Heirloom vegetables are unique. Though they can taste amazing; the plants often produce edibles that are more perishable, grow less fruit, or are slow to mature. From a certain business perspective, they make no sense.
And yet, I don’t want to live a life in which everything has been designed to maximize efficiency. I’m not interested in a world that consists of nothing but apples that have been strip-mined in Argentina or tomatoes shipped still-green from California. I want to eat foods with bold, complex flavors. I want to chop up peppers that look different from any variety I’ve seen before. I like hearing him talk about how this-or-that variety of bean was brought from Europe on the Mayflower. My husband and his peers, the heirloom farmers and gardeners of the world, are the last thin, green line that separates us from a lifetime of eating frozen pizzas and TV dinners.
I should understand this because Pear Tree Greetings is no different.
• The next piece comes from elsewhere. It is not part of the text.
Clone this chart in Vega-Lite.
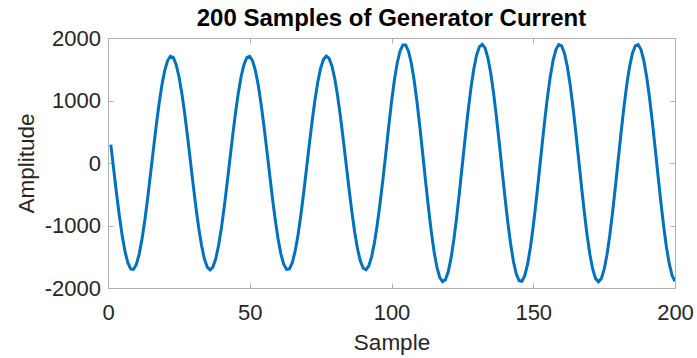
{
  "$schema": "https://vega.github.io/schema/vega-lite/v6.json",
  "autosize": {"type": "none"},
  "padding": {"left": 108, "top": 38, "right": 22, "bottom": 70},
  "width": 567,
  "height": 250,
  "background": "white",
  "title": {"text": "200 Samples of Generator Current", "font": "Liberation Sans", "fontSize": 24, "fontWeight": "bold", "color": "#000000", "anchor": "middle", "offset": -4},
  "config": {
    "view": {"stroke": null},
    "axis": {"grid": false, "domainColor": "#b0b0b0", "tickColor": "#b0b0b0", "labelFont": "Liberation Sans", "labelFontSize": 22, "labelColor": "#262626", "titleFont": "Liberation Sans", "titleFontSize": 22.5, "titleFontWeight": "normal", "titleColor": "#262626", "tickSize": -5, "domainWidth": 1, "tickWidth": 1, "labelFlush": false, "labelExpr": "'' + datum.value"}
  },
  "data": {"values": [
    {"sample": 1, "amplitude": 293}, {"sample": 2, "amplitude": -98}, {"sample": 3, "amplitude": -484}, {"sample": 4, "amplitude": -844}, {"sample": 5, "amplitude": -1160},
    {"sample": 6, "amplitude": -1415}, {"sample": 7, "amplitude": -1596}, {"sample": 8, "amplitude": -1694}, {"sample": 9, "amplitude": -1703}, {"sample": 10, "amplitude": -1623},
    {"sample": 11, "amplitude": -1457}, {"sample": 12, "amplitude": -1216}, {"sample": 13, "amplitude": -911}, {"sample": 14, "amplitude": -558}, {"sample": 15, "amplitude": -176},
    {"sample": 16, "amplitude": 215}, {"sample": 17, "amplitude": 595}, {"sample": 18, "amplitude": 944}, {"sample": 19, "amplitude": 1244}, {"sample": 20, "amplitude": 1478},
    {"sample": 21, "amplitude": 1635}, {"sample": 22, "amplitude": 1706}, {"sample": 23, "amplitude": 1688}, {"sample": 24, "amplitude": 1582}, {"sample": 25, "amplitude": 1392},
    {"sample": 26, "amplitude": 1130}, {"sample": 27, "amplitude": 809}, {"sample": 28, "amplitude": 446}, {"sample": 29, "amplitude": 59}, {"sample": 30, "amplitude": -331},
    {"sample": 31, "amplitude": -704}, {"sample": 32, "amplitude": -1040}, {"sample": 33, "amplitude": -1321}, {"sample": 34, "amplitude": -1533}, {"sample": 35, "amplitude": -1665},
    {"sample": 36, "amplitude": -1710}, {"sample": 37, "amplitude": -1665}, {"sample": 38, "amplitude": -1533}, {"sample": 39, "amplitude": -1321}, {"sample": 40, "amplitude": -1040},
    {"sample": 41, "amplitude": -704}, {"sample": 42, "amplitude": -331}, {"sample": 43, "amplitude": 59}, {"sample": 44, "amplitude": 446}, {"sample": 45, "amplitude": 809},
    {"sample": 46, "amplitude": 1130}, {"sample": 47, "amplitude": 1392}, {"sample": 48, "amplitude": 1582}, {"sample": 49, "amplitude": 1688}, {"sample": 50, "amplitude": 1706},
    {"sample": 51, "amplitude": 1635}, {"sample": 52, "amplitude": 1478}, {"sample": 53, "amplitude": 1244}, {"sample": 54, "amplitude": 944}, {"sample": 55, "amplitude": 595},
    {"sample": 56, "amplitude": 215}, {"sample": 57, "amplitude": -176}, {"sample": 58, "amplitude": -558}, {"sample": 59, "amplitude": -911}, {"sample": 60, "amplitude": -1216},
    {"sample": 61, "amplitude": -1457}, {"sample": 62, "amplitude": -1623}, {"sample": 63, "amplitude": -1703}, {"sample": 64, "amplitude": -1694}, {"sample": 65, "amplitude": -1596},
    {"sample": 66, "amplitude": -1415}, {"sample": 67, "amplitude": -1160}, {"sample": 68, "amplitude": -844}, {"sample": 69, "amplitude": -484}, {"sample": 70, "amplitude": -98},
    {"sample": 71, "amplitude": 293}, {"sample": 72, "amplitude": 668}, {"sample": 73, "amplitude": 1009}, {"sample": 74, "amplitude": 1296}, {"sample": 75, "amplitude": 1516},
    {"sample": 76, "amplitude": 1656}, {"sample": 77, "amplitude": 1710}, {"sample": 78, "amplitude": 1674}, {"sample": 79, "amplitude": 1550}, {"sample": 80, "amplitude": 1346},
    {"sample": 81, "amplitude": 1070}, {"sample": 82, "amplitude": 739}, {"sample": 83, "amplitude": 370}, {"sample": 84, "amplitude": -19}, {"sample": 85, "amplitude": -408},
    {"sample": 86, "amplitude": -775}, {"sample": 87, "amplitude": -1101}, {"sample": 88, "amplitude": -1370}, {"sample": 89, "amplitude": -1566}, {"sample": 90, "amplitude": -1681},
    {"sample": 91, "amplitude": -1708}, {"sample": 92, "amplitude": -1646}, {"sample": 93, "amplitude": -1497}, {"sample": 94, "amplitude": -1270}, {"sample": 95, "amplitude": -976},
    {"sample": 96, "amplitude": -632}, {"sample": 97, "amplitude": -254}, {"sample": 98, "amplitude": 152}, {"sample": 99, "amplitude": 579}, {"sample": 100, "amplitude": 975},
    {"sample": 101, "amplitude": 1320}, {"sample": 102, "amplitude": 1596}, {"sample": 103, "amplitude": 1789}, {"sample": 104, "amplitude": 1887}, {"sample": 105, "amplitude": 1887},
    {"sample": 106, "amplitude": 1789}, {"sample": 107, "amplitude": 1596}, {"sample": 108, "amplitude": 1320}, {"sample": 109, "amplitude": 975}, {"sample": 110, "amplitude": 579},
    {"sample": 111, "amplitude": 152}, {"sample": 112, "amplitude": -282}, {"sample": 113, "amplitude": -702}, {"sample": 114, "amplitude": -1085}, {"sample": 115, "amplitude": -1411},
    {"sample": 116, "amplitude": -1663}, {"sample": 117, "amplitude": -1829}, {"sample": 118, "amplitude": -1898}, {"sample": 119, "amplitude": -1868}, {"sample": 120, "amplitude": -1740},
    {"sample": 121, "amplitude": -1522}, {"sample": 122, "amplitude": -1223}, {"sample": 123, "amplitude": -861}, {"sample": 124, "amplitude": -453}, {"sample": 125, "amplitude": -21},
    {"sample": 126, "amplitude": 411}, {"sample": 127, "amplitude": 822}, {"sample": 128, "amplitude": 1189}, {"sample": 129, "amplitude": 1495}, {"sample": 130, "amplitude": 1723},
    {"sample": 131, "amplitude": 1860}, {"sample": 132, "amplitude": 1899}, {"sample": 133, "amplitude": 1840}, {"sample": 134, "amplitude": 1684}, {"sample": 135, "amplitude": 1440},
    {"sample": 136, "amplitude": 1121}, {"sample": 137, "amplitude": 742}, {"sample": 138, "amplitude": 325}, {"sample": 139, "amplitude": -109}, {"sample": 140, "amplitude": -538},
    {"sample": 141, "amplitude": -937}, {"sample": 142, "amplitude": -1289}, {"sample": 143, "amplitude": -1572}, {"sample": 144, "amplitude": -1774}, {"sample": 145, "amplitude": -1882},
    {"sample": 146, "amplitude": -1892}, {"sample": 147, "amplitude": -1803}, {"sample": 148, "amplitude": -1619}, {"sample": 149, "amplitude": -1351}, {"sample": 150, "amplitude": -1012},
    {"sample": 151, "amplitude": -620}, {"sample": 152, "amplitude": -196}, {"sample": 153, "amplitude": 239}, {"sample": 154, "amplitude": 661}, {"sample": 155, "amplitude": 1049},
    {"sample": 156, "amplitude": 1382}, {"sample": 157, "amplitude": 1642}, {"sample": 158, "amplitude": 1816}, {"sample": 159, "amplitude": 1895}, {"sample": 160, "amplitude": 1875},
    {"sample": 161, "amplitude": 1757}, {"sample": 162, "amplitude": 1547}, {"sample": 163, "amplitude": 1256}, {"sample": 164, "amplitude": 899}, {"sample": 165, "amplitude": 495},
    {"sample": 166, "amplitude": 65}, {"sample": 167, "amplitude": -368}, {"sample": 168, "amplitude": -782}, {"sample": 169, "amplitude": -1155}, {"sample": 170, "amplitude": -1468},
    {"sample": 171, "amplitude": -1704}, {"sample": 172, "amplitude": -1850}, {"sample": 173, "amplitude": -1900}, {"sample": 174, "amplitude": -1850}, {"sample": 175, "amplitude": -1704},
    {"sample": 176, "amplitude": -1468}, {"sample": 177, "amplitude": -1155}, {"sample": 178, "amplitude": -782}, {"sample": 179, "amplitude": -368}, {"sample": 180, "amplitude": 65},
    {"sample": 181, "amplitude": 495}, {"sample": 182, "amplitude": 899}, {"sample": 183, "amplitude": 1256}, {"sample": 184, "amplitude": 1547}, {"sample": 185, "amplitude": 1757},
    {"sample": 186, "amplitude": 1875}, {"sample": 187, "amplitude": 1895}, {"sample": 188, "amplitude": 1816}, {"sample": 189, "amplitude": 1642}, {"sample": 190, "amplitude": 1382},
    {"sample": 191, "amplitude": 1049}, {"sample": 192, "amplitude": 661}, {"sample": 193, "amplitude": 239}, {"sample": 194, "amplitude": -196}, {"sample": 195, "amplitude": -620},
    {"sample": 196, "amplitude": -1012}, {"sample": 197, "amplitude": -1351}, {"sample": 198, "amplitude": -1619}, {"sample": 199, "amplitude": -1803}, {"sample": 200, "amplitude": -1892}
  ]},
  "layer": [
    {
      "mark": {"type": "line", "color": "#0072BD", "strokeWidth": 3, "clip": true},
      "encoding": {
        "x": {"field": "sample", "type": "quantitative", "scale": {"domain": [0, 200], "nice": false, "zero": false},
              "axis": {"orient": "bottom", "values": [0, 50, 100, 150, 200], "title": "Sample", "labelPadding": 19, "titlePadding": 8}},
        "y": {"field": "amplitude", "type": "quantitative", "scale": {"domain": [-2000, 2000], "nice": false},
              "axis": {"orient": "left", "values": [-2000, -1000, 0, 1000, 2000], "title": "Amplitude", "labelPadding": 12.5, "titlePadding": 6}}
      }
    },
    {
      "mark": {"type": "line", "opacity": 0},
      "encoding": {
        "x": {"field": "sample", "type": "quantitative", "scale": {"domain": [0, 200], "nice": false, "zero": false},
              "axis": {"orient": "top", "values": [0, 50, 100, 150, 200], "labels": false, "title": null}},
        "y": {"field": "amplitude", "type": "quantitative", "scale": {"domain": [-2000, 2000], "nice": false},
              "axis": {"orient": "right", "values": [-2000, -1000, 0, 1000, 2000], "labels": false, "title": null}}
      }
    }
  ],
  "resolve": {"axis": {"x": "independent", "y": "independent"}}
}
We live in an age that has changed communication into something that would have been unrecognizable to people living just a few decades ago. We’ve gone from writing lengthy letters that took days to deliver to emails that take moments to read aloud. I remember when a long distance phone call to a close friend might cost twenty dollars or more. My daughter doesn’t know what a long distance phone call is.
All of this has come at a cost. With communication so easy, we communicate a lot but say next to nothing. I fire off an email to my best friend asking how her daughter is. She shoots one back saying, “Great, how are yours?” I’ll answer with a line or two about how well they’re doing. In an hour, we’ll have forgotten we had written anything at all.
Not so with her daughter’s birth announcement, which is still stuck to my refrigerator. I see a picture of Ireen, just hours old, holding her mother’s finger, then read and re-read the text—a detailed (yet tasteful) account of the most important day of my best friend’s life. Her last two Christmas cards are there too, both held up by the same magnet.
I don’t want to live in a world exclusively made up of two-line emails and tweets about whether or not I enjoyed the salad I had at lunch (I didn’t). I look forward every year to designing and sending my cards. I revel in the hours I spend choosing the photos I’ll use and later writing and editing my message to friends and family. I love knowing that my family will wind up on their refrigerators.